Tue 7 Dec. 1:15 - 1:20 PST

(Q&A)
Q&A

Tue 7 Dec. 1:20 - 1:35 PST

(Oral)
Differentiable Quality Diversity

Matthew Fontaine · Stefanos Nikolaidis

Quality diversity (QD) is a growing branch of stochastic optimization research that studies the problem of generating an archive of solutions that maximize a given objective function but are also diverse with respect to a set of specified measure functions. However, even when these functions are differentiable, QD algorithms treat them as "black boxes", ignoring gradient information. We present the differentiable quality diversity (DQD) problem, a special case of QD, where both the objective and measure functions are first order differentiable. We then present MAP-Elites via a Gradient Arborescence (MEGA), a DQD algorithm that leverages gradient information to efficiently explore the joint range of the objective and measure functions. Results in two QD benchmark domains and in searching the latent space of a StyleGAN show that MEGA significantly outperforms state-of-the-art QD algorithms, highlighting DQD's promise for efficient quality diversity optimization when gradient information is available. Source code is available at https://github.com/icaros-usc/dqd.

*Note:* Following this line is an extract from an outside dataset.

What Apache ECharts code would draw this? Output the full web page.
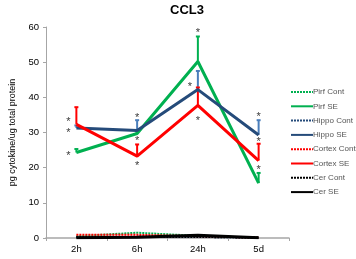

Tue 7 Dec. 1:35 - 1:40 PST

(Q&A)
Q&A

Tue 7 Dec. 1:40 - 1:55 PST

(Oral)
Hessian Eigenspectra of More Realistic Nonlinear Models

Zhenyu Liao · Michael Mahoney

Given an optimization problem, the Hessian matrix and its eigenspectrum can be used in many ways, ranging from designing more efficient second-order algorithms to performing model analysis and regression diagnostics. When nonlinear models and non-convex problems are considered, strong simplifying assumptions are often made to make Hessian spectral analysis more tractable.This leads to the question of how relevant the conclusions of such analyses are for realistic nonlinear models. In this paper, we exploit tools from random matrix theory to make a precise characterization of the Hessian eigenspectra for a broad family of nonlinear models that extends the classical generalized linear models, without relying on strong simplifying assumptions used previously. We show that, depending on the data properties, the nonlinear response model, and the loss function, the Hessian can have qualitatively different spectral behaviors: of bounded or unbounded support, with single- or multi-bulk, and with isolated eigenvalues on the left- or right-hand side of the main eigenvalue bulk. By focusing on such a simple but nontrivial model, our analysis takes a step forward to unveil the theoretical origin of many visually striking features observed in more realistic machine learning models.